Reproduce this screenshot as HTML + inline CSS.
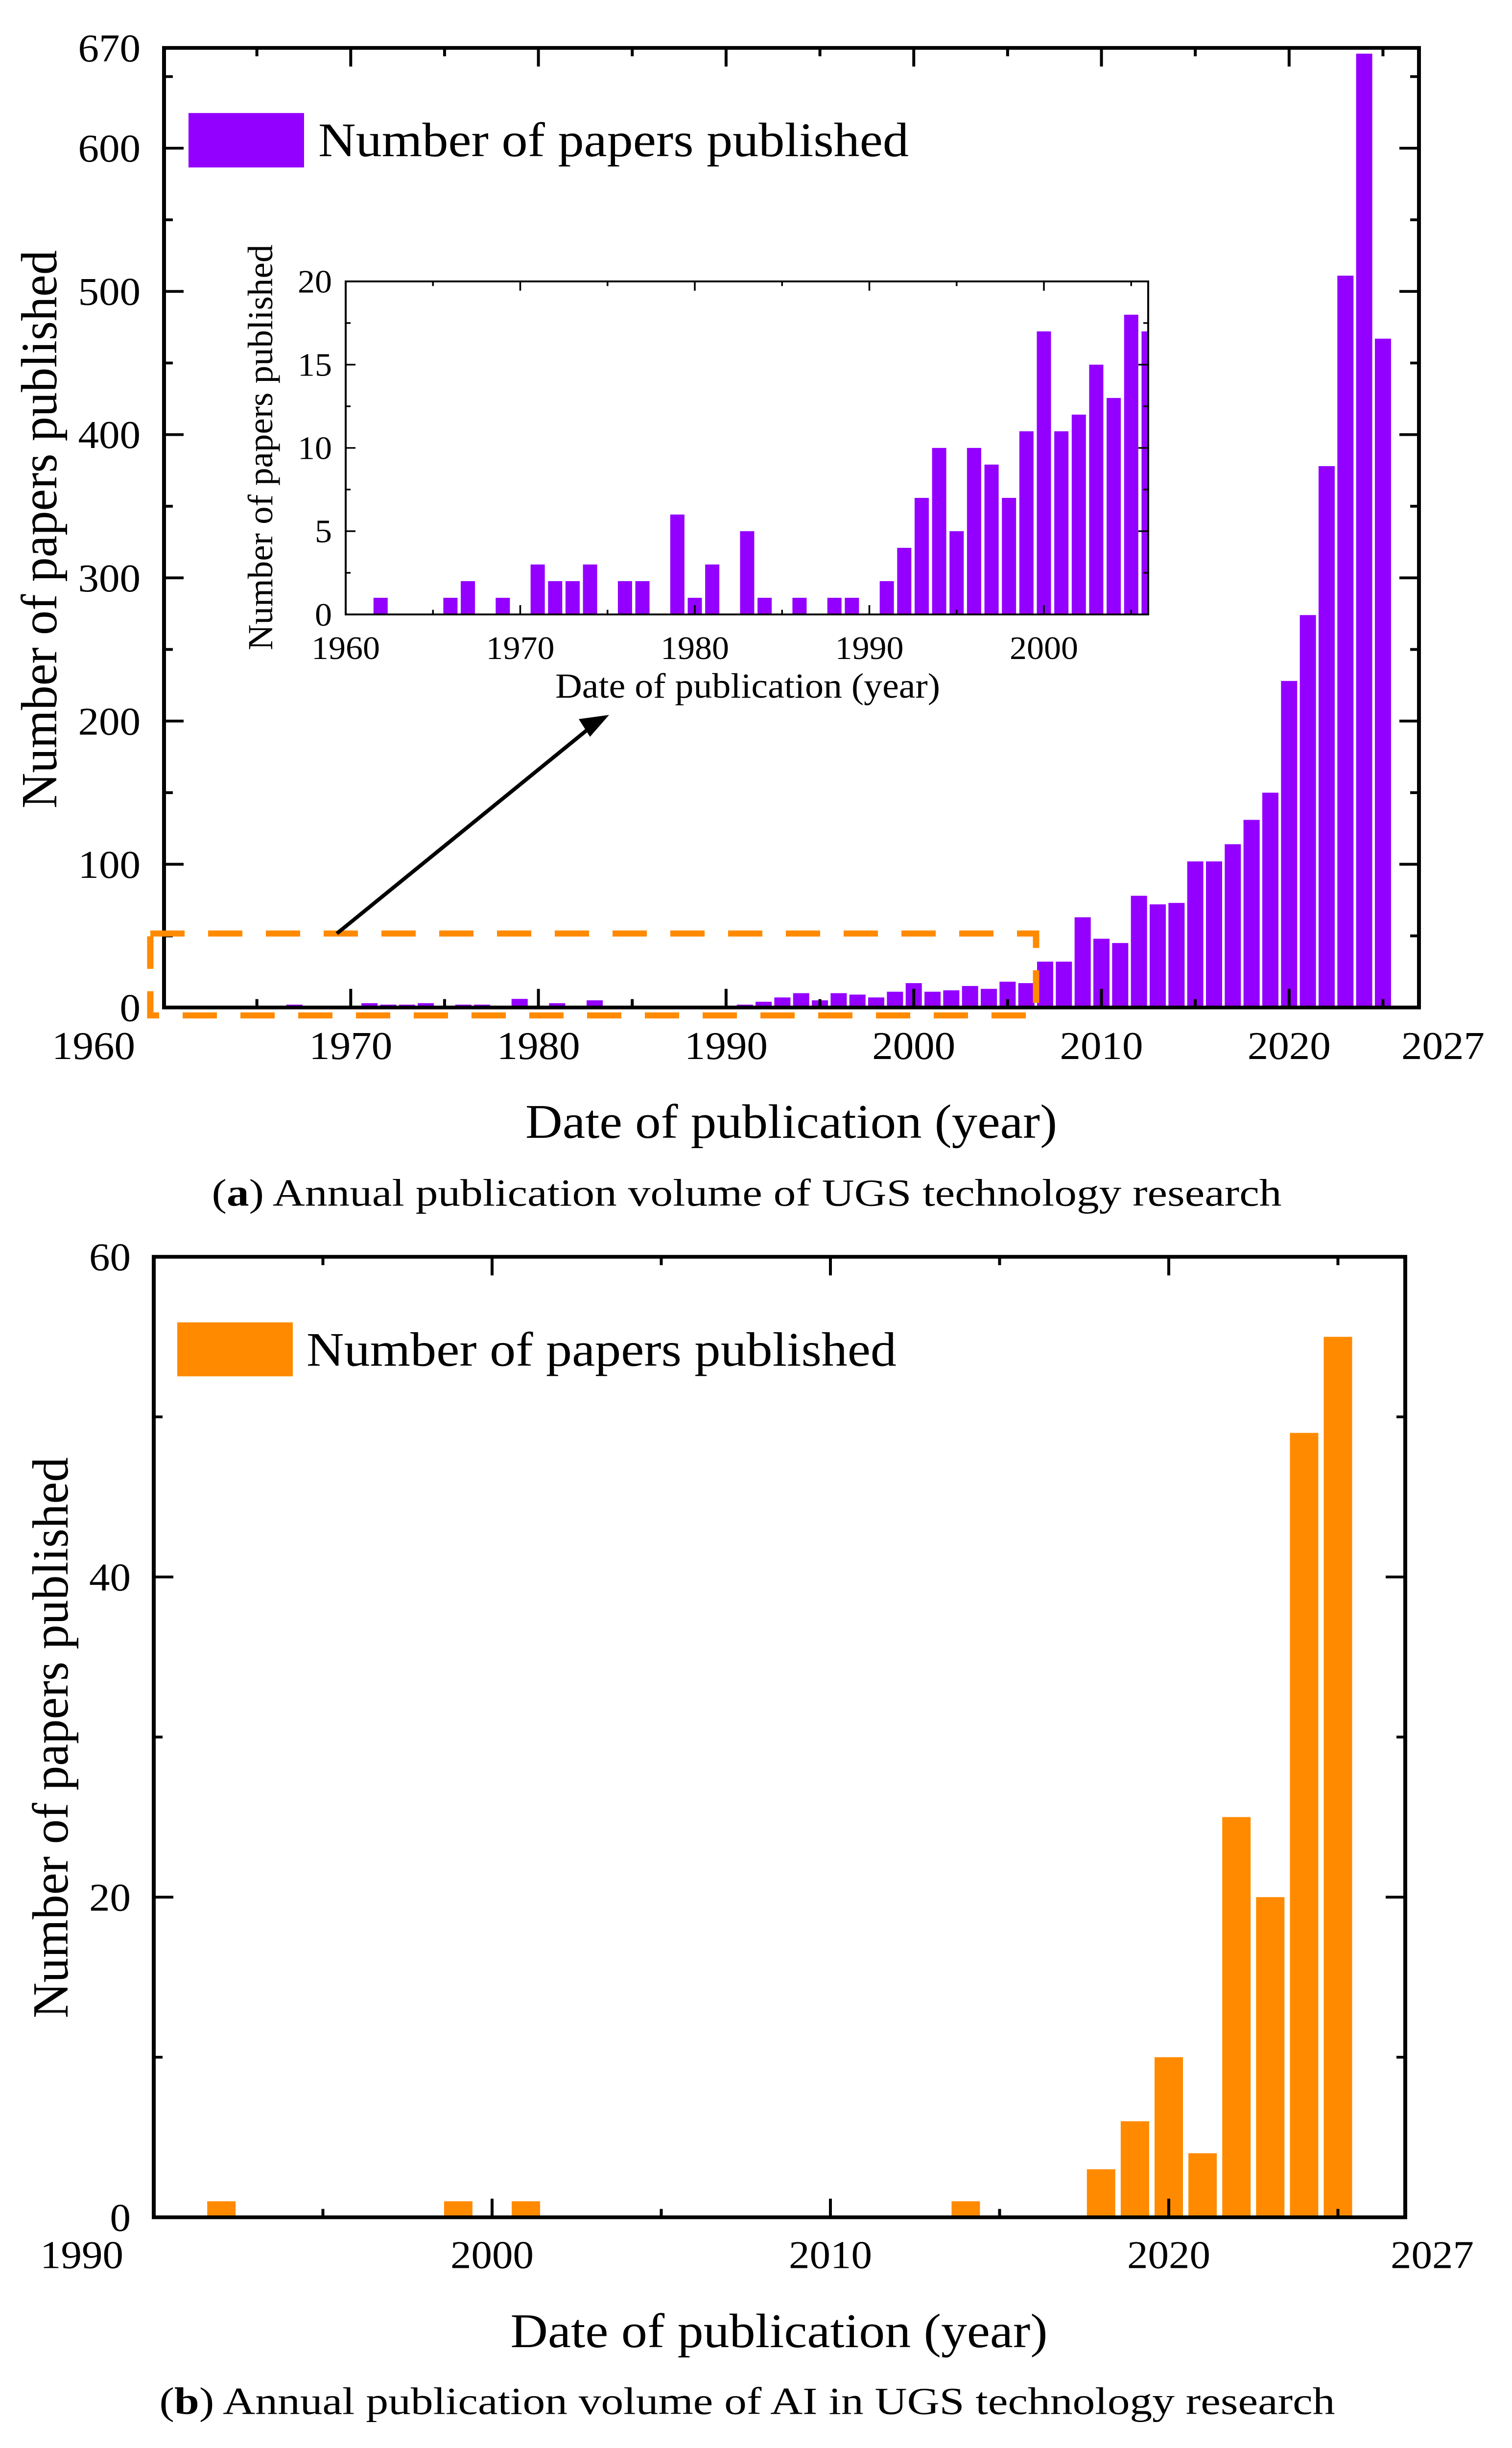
<!DOCTYPE html>
<html><head><meta charset="utf-8"><style>
html,body{margin:0;padding:0;background:#fff;width:100%;height:100%;overflow:hidden;}
svg{display:block;overflow:hidden;width:100vw;height:100vh;}
text{font-family:"Liberation Serif","Times New Roman",serif;fill:#000;}
</style></head>
<body>
<svg id="fig" viewBox="0 0 3088 5263" preserveAspectRatio="none" xmlns="http://www.w3.org/2000/svg">
<g id="chartA"></g>
<g id="chartB"></g>
</svg>
<script>
// ---- Data: chart (a) ----
const yearsA = [1962,1966,1967,1969,1971,1972,1973,1974,1976,1977,1979,1980,1981,1983,1984,1986,1988,1989,1991,1992,1993,1994,1995,1996,1997,1998,1999,2000,2001,2002,2003,2004,2005,2006,2007,2008,2009,2010,2011,2012,2013,2014,2015,2016,2017,2018,2019,2020,2021,2022,2023,2024,2025];
const valuesA = [1,1,2,1,3,2,2,3,2,2,6,1,3,5,1,1,1,1,2,4,7,10,5,10,9,7,11,17,11,12,15,13,18,17,32,32,63,48,45,78,72,73,102,102,114,131,150,228,274,378,511,666,467];
const yTicksA = [0,100,200,300,400,500,600,670];
const xTicksA = [1960,1970,1980,1990,2000,2010,2020,2027];
const yTicksInset = [0,5,10,15,20];
const xTicksInset = [1960,1970,1980,1990,2000];
// ---- Data: chart (b) ----
const yearsB = [1992,1999,2001,2014,2018,2019,2020,2021,2022,2023,2024,2025];
const valuesB = [1,1,1,1,3,6,10,4,25,20,49,55];
const yTicksB = [0,20,40,60];
const xTicksB = [1990,2000,2010,2020,2027];

const NS = "http://www.w3.org/2000/svg";
function mk(parent, tag, attrs, txt){
  const e = document.createElementNS(NS, tag);
  for (const k in attrs) e.setAttribute(k, attrs[k]);
  if (txt !== undefined) e.textContent = txt;
  parent.appendChild(e);
  return e;
}
const PURPLE = "#9400FF", ORANGE = "#FF8A00";

// ================= Chart A =================
const A = document.getElementById('chartA');
const ax = y => 333 + (y - 1960) * 38.33;
const ay = v => 2166 - v * 3.079;
const AL = 335, AR = 2898, AT = 103, AB = 2166;

yearsA.forEach((yr, i) => {
  const r = mk(A, 'rect', {x: ax(yr) - 16.5, y: ay(valuesA[i]), width: 33, height: AB - ay(valuesA[i]), fill: PURPLE});
  
  
});
let fA = mk(A, 'rect', {x: AL, y: AT, width: AR - AL, height: AB - AT, fill: 'none', stroke: '#000', 'stroke-width': 8});


for (let v = 0; v <= 650; v += 50) {
  const len = v % 100 === 0 ? 40 : 18;
  mk(A, 'line', {x1: AL, x2: AL + len, y1: ay(v), y2: ay(v), stroke: '#000', 'stroke-width': 6});
  mk(A, 'line', {x1: AR, x2: AR - len, y1: ay(v), y2: ay(v), stroke: '#000', 'stroke-width': 6});
}
yTicksA.forEach(v => {
  const t = mk(A, 'text', {x: 287, y: ay(v) + 29, 'font-size': 85, 'text-anchor': 'end'}, String(v));
  
  
});
for (let yr = 1965; yr <= 2025; yr += 5) {
  const len = yr % 10 === 0 ? 40 : 18;
  mk(A, 'line', {x1: ax(yr), x2: ax(yr), y1: AB, y2: AB - len, stroke: '#000', 'stroke-width': 6});
  mk(A, 'line', {x1: ax(yr), x2: ax(yr), y1: AT, y2: AT + len, stroke: '#000', 'stroke-width': 6});
}
xTicksA.forEach(yr => {
  let cx = ax(yr);
  if (yr === 1960) cx = 191;
  if (yr === 2027) cx = 2947;
  const t = mk(A, 'text', {x: cx, y: 2277, 'font-size': 85, 'text-anchor': 'middle'}, String(yr));
  
  
});
let t;
t = mk(A, 'text', {x: 1616, y: 2446, 'font-size': 104, 'text-anchor': 'middle', textLength: 1086, lengthAdjust: 'spacingAndGlyphs'}, 'Date of publication (year)');


t = mk(A, 'text', {x: 0, y: 0, 'font-size': 104, 'text-anchor': 'middle', textLength: 1200, lengthAdjust: 'spacingAndGlyphs', transform: 'translate(115,1138) rotate(-90)'}, 'Number of papers published');


let lg = mk(A, 'rect', {x: 385, y: 243, width: 236, height: 117, fill: PURPLE});


t = mk(A, 'text', {x: 650, y: 336, 'font-size': 104, textLength: 1206, lengthAdjust: 'spacingAndGlyphs'}, 'Number of papers published');


let db = mk(A, 'rect', {x: 307, y: 2007, width: 1809, height: 176, fill: 'none', stroke: ORANGE, 'stroke-width': 13, 'stroke-dasharray': '70 48'});


let ar = mk(A, 'line', {x1: 688, y1: 2007, x2: 1210, y2: 1560, stroke: '#000', 'stroke-width': 8});


let ah = mk(A, 'polygon', {points: '1244,1537 1182,1546 1205,1584', fill: '#000'});



// ---- inset ----
const IN = mk(A, 'g', {});


const IL = 706, IR = 2345, IT = 605, IB = 1321;
const ix = y => IL + (y - 1960) * 35.65;
const iy = v => IB - v * (IB - IT) / 20;
mk(IN, 'rect', {x: IL, y: IT - 5, width: IR - IL, height: IB - IT + 10, fill: '#fff'});
const clip = mk(IN, 'clipPath', {id: 'insetClip'});
mk(clip, 'rect', {x: IL, y: IT, width: IR - IL, height: IB - IT});
const IBars = mk(IN, 'g', {'clip-path': 'url(#insetClip)'});
yearsA.forEach((yr, i) => {
  if (yr > 2006) return;
  const r = mk(IBars, 'rect', {x: ix(yr) - 14.5, y: iy(valuesA[i]), width: 29, height: IB - iy(valuesA[i]), fill: PURPLE});
  
  
});
mk(IN, 'rect', {x: IL, y: IT, width: IR - IL, height: IB - IT, fill: 'none', stroke: '#000', 'stroke-width': 4});
for (let v = 0; v <= 20; v += 2.5) {
  const len = v % 5 === 0 ? 20 : 10;
  mk(IN, 'line', {x1: IL, x2: IL + len, y1: iy(v), y2: iy(v), stroke: '#000', 'stroke-width': 3.5});
  mk(IN, 'line', {x1: IR, x2: IR - len, y1: iy(v), y2: iy(v), stroke: '#000', 'stroke-width': 3.5});
}
for (let yr = 1960; yr <= 2005; yr += 5) {
  const len = yr % 10 === 0 ? 20 : 10;
  mk(IN, 'line', {x1: ix(yr), x2: ix(yr), y1: IB, y2: IB - len, stroke: '#000', 'stroke-width': 3.5});
  mk(IN, 'line', {x1: ix(yr), x2: ix(yr), y1: IT, y2: IT + len, stroke: '#000', 'stroke-width': 3.5});
}
yTicksInset.forEach(v => {
  const tt = mk(IN, 'text', {x: 678, y: iy(v) + 24, 'font-size': 70, 'text-anchor': 'end'}, String(v));
  
  
});
xTicksInset.forEach(yr => {
  const tt = mk(IN, 'text', {x: ix(yr), y: 1417, 'font-size': 70, 'text-anchor': 'middle'}, String(yr));
  
  
});
t = mk(IN, 'text', {x: 1527, y: 1500, 'font-size': 76, 'text-anchor': 'middle', textLength: 786, lengthAdjust: 'spacingAndGlyphs'}, 'Date of publication (year)');


t = mk(IN, 'text', {x: 0, y: 0, 'font-size': 72, 'text-anchor': 'middle', textLength: 872, lengthAdjust: 'spacingAndGlyphs', transform: 'translate(556,962) rotate(-90)'}, 'Number of papers published');



t = mk(A, 'text', {x: 1525, y: 2592, 'font-size': 82, 'text-anchor': 'middle', textLength: 2185, lengthAdjust: 'spacingAndGlyphs'});


t.innerHTML = '(<tspan font-weight="bold">a</tspan>) Annual publication volume of UGS technology research';

// ================= Chart B =================
const B = document.getElementById('chartB');
const BL = 314, BR = 2870, BT = 2702, BB = 4767;
const bx = y => BL + (y - 1990) * 69.1;
const by = v => BB - v * (BB - BT) / 60;
yearsB.forEach((yr, i) => {
  const r = mk(B, 'rect', {x: bx(yr) - 29, y: by(valuesB[i]), width: 58, height: BB - by(valuesB[i]), fill: ORANGE});
  
  
});
let fB = mk(B, 'rect', {x: BL, y: BT, width: BR - BL, height: BB - BT, fill: 'none', stroke: '#000', 'stroke-width': 8});


for (let v = 0; v <= 60; v += 10) {
  const len = v % 20 === 0 ? 40 : 18;
  mk(B, 'line', {x1: BL, x2: BL + len, y1: by(v), y2: by(v), stroke: '#000', 'stroke-width': 6});
  mk(B, 'line', {x1: BR, x2: BR - len, y1: by(v), y2: by(v), stroke: '#000', 'stroke-width': 6});
}
for (let yr = 1995; yr <= 2025; yr += 5) {
  const len = yr % 10 === 0 ? 40 : 18;
  mk(B, 'line', {x1: bx(yr), x2: bx(yr), y1: BB, y2: BB - len, stroke: '#000', 'stroke-width': 6});
  mk(B, 'line', {x1: bx(yr), x2: bx(yr), y1: BT, y2: BT + len, stroke: '#000', 'stroke-width': 6});
}
yTicksB.forEach(v => {
  const tt = mk(B, 'text', {x: 267, y: by(v) + 29, 'font-size': 85, 'text-anchor': 'end'}, String(v));
  
  
});
xTicksB.forEach(yr => {
  let cx = bx(yr);
  if (yr === 1990) cx = 167;
  if (yr === 2027) cx = 2925;
  const tt = mk(B, 'text', {x: cx, y: 4876, 'font-size': 85, 'text-anchor': 'middle'}, String(yr));
  
  
});
let lgB = mk(B, 'rect', {x: 362, y: 2843, width: 236, height: 116, fill: ORANGE});


t = mk(B, 'text', {x: 626, y: 2936, 'font-size': 104, textLength: 1205, lengthAdjust: 'spacingAndGlyphs'}, 'Number of papers published');


t = mk(B, 'text', {x: 1591, y: 5046, 'font-size': 104, 'text-anchor': 'middle', textLength: 1097, lengthAdjust: 'spacingAndGlyphs'}, 'Date of publication (year)');


t = mk(B, 'text', {x: 0, y: 0, 'font-size': 104, 'text-anchor': 'middle', textLength: 1206, lengthAdjust: 'spacingAndGlyphs', transform: 'translate(138,3736) rotate(-90)'}, 'Number of papers published');


t = mk(B, 'text', {x: 1526, y: 5190, 'font-size': 82, 'text-anchor': 'middle', textLength: 2401, lengthAdjust: 'spacingAndGlyphs'});


t.innerHTML = '(<tspan font-weight="bold">b</tspan>) Annual publication volume of AI in UGS technology research';
</script>
</body></html>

--

TASK GOAL: Emit the lines of the material exactly, from its first line to the line containing "const AL = 335, AR", inclusive; leave every picture out.

WORKED ANSWER:
Reproduce this screenshot as HTML + inline CSS.
<!DOCTYPE html>
<html><head><meta charset="utf-8"><style>
html,body{margin:0;padding:0;background:#fff;width:100%;height:100%;overflow:hidden;}
svg{display:block;overflow:hidden;width:100vw;height:100vh;}
text{font-family:"Liberation Serif","Times New Roman",serif;fill:#000;}
</style></head>
<body>
<svg id="fig" viewBox="0 0 3088 5263" preserveAspectRatio="none" xmlns="http://www.w3.org/2000/svg">
<g id="chartA"></g>
<g id="chartB"></g>
</svg>
<script>
// ---- Data: chart (a) ----
const yearsA = [1962,1966,1967,1969,1971,1972,1973,1974,1976,1977,1979,1980,1981,1983,1984,1986,1988,1989,1991,1992,1993,1994,1995,1996,1997,1998,1999,2000,2001,2002,2003,2004,2005,2006,2007,2008,2009,2010,2011,2012,2013,2014,2015,2016,2017,2018,2019,2020,2021,2022,2023,2024,2025];
const valuesA = [1,1,2,1,3,2,2,3,2,2,6,1,3,5,1,1,1,1,2,4,7,10,5,10,9,7,11,17,11,12,15,13,18,17,32,32,63,48,45,78,72,73,102,102,114,131,150,228,274,378,511,666,467];
const yTicksA = [0,100,200,300,400,500,600,670];
const xTicksA = [1960,1970,1980,1990,2000,2010,2020,2027];
const yTicksInset = [0,5,10,15,20];
const xTicksInset = [1960,1970,1980,1990,2000];
// ---- Data: chart (b) ----
const yearsB = [1992,1999,2001,2014,2018,2019,2020,2021,2022,2023,2024,2025];
const valuesB = [1,1,1,1,3,6,10,4,25,20,49,55];
const yTicksB = [0,20,40,60];
const xTicksB = [1990,2000,2010,2020,2027];

const NS = "http://www.w3.org/2000/svg";
function mk(parent, tag, attrs, txt){
  const e = document.createElementNS(NS, tag);
  for (const k in attrs) e.setAttribute(k, attrs[k]);
  if (txt !== undefined) e.textContent = txt;
  parent.appendChild(e);
  return e;
}
const PURPLE = "#9400FF", ORANGE = "#FF8A00";

// ================= Chart A =================
const A = document.getElementById('chartA');
const ax = y => 333 + (y - 1960) * 38.33;
const ay = v => 2166 - v * 3.079;
const AL = 335, AR = 2898, AT = 103, AB = 2166;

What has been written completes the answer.